■ DATA
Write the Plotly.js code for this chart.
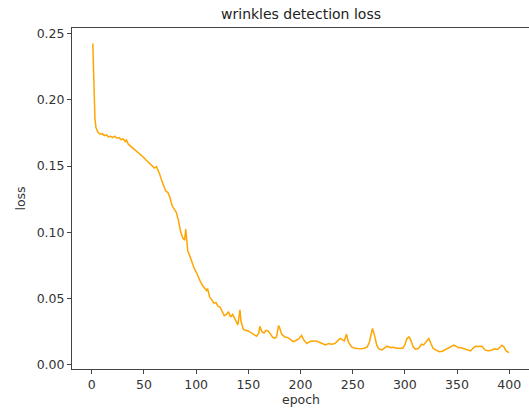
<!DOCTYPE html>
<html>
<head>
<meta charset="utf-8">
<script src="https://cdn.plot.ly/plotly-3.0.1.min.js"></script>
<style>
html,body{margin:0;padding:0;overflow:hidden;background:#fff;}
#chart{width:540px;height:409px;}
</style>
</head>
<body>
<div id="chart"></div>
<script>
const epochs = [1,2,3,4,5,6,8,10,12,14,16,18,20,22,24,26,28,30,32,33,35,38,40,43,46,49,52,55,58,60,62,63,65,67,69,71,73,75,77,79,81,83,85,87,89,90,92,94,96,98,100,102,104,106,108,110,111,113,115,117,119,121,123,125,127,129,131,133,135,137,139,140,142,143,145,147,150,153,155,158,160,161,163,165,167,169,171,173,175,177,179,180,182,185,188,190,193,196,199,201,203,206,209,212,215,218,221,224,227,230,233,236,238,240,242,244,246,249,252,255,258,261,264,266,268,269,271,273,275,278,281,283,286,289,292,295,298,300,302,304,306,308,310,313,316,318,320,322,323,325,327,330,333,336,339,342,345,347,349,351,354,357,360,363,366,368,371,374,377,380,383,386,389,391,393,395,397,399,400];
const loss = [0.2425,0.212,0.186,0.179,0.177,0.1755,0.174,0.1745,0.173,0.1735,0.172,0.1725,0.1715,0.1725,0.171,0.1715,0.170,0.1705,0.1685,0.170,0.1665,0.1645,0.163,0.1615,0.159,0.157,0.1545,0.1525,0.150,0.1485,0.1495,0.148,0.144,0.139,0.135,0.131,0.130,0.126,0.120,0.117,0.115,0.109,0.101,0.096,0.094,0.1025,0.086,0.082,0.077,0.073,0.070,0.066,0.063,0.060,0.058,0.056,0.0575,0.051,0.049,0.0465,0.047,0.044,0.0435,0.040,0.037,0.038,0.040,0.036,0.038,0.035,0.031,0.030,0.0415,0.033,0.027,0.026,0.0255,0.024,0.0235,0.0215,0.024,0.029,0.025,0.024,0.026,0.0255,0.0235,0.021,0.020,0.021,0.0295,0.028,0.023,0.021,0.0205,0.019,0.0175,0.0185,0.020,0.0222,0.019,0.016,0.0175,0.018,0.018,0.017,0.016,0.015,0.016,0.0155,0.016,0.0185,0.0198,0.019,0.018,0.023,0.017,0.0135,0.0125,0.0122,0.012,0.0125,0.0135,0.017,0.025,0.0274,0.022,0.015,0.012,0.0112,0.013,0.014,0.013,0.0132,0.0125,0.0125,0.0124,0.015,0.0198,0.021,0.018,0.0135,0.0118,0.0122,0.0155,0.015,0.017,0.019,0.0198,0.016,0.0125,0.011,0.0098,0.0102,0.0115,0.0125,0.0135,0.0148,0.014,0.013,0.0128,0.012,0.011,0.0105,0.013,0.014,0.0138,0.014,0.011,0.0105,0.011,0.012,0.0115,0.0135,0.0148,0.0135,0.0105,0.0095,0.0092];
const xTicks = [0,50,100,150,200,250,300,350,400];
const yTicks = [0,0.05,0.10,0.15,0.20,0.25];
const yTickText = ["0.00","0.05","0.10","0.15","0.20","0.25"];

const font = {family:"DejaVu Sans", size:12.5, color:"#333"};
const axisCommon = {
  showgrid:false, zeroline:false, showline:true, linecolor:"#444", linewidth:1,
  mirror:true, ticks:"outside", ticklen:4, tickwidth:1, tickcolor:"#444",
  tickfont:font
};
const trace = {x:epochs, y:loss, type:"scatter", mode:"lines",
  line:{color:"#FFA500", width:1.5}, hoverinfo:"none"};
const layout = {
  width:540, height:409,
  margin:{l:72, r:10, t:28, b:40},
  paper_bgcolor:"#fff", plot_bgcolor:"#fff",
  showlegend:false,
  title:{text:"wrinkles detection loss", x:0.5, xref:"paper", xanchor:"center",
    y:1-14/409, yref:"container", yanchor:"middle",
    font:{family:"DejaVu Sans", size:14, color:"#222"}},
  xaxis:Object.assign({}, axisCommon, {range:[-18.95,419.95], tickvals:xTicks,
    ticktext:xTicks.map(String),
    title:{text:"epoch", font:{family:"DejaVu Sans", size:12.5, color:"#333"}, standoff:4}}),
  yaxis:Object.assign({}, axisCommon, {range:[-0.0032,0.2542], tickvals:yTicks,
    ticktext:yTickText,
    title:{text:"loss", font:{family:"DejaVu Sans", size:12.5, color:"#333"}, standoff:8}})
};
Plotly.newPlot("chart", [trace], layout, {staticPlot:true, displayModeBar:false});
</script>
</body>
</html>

■ JOB
Pull every line containing "chart" from the material above.

■ ANSWER BELOW
Write the Plotly.js code for this chart.
#chart{width:540px;height:409px;}
<div id="chart"></div>
Plotly.newPlot("chart", [trace], layout, {staticPlot:true, displayModeBar:false});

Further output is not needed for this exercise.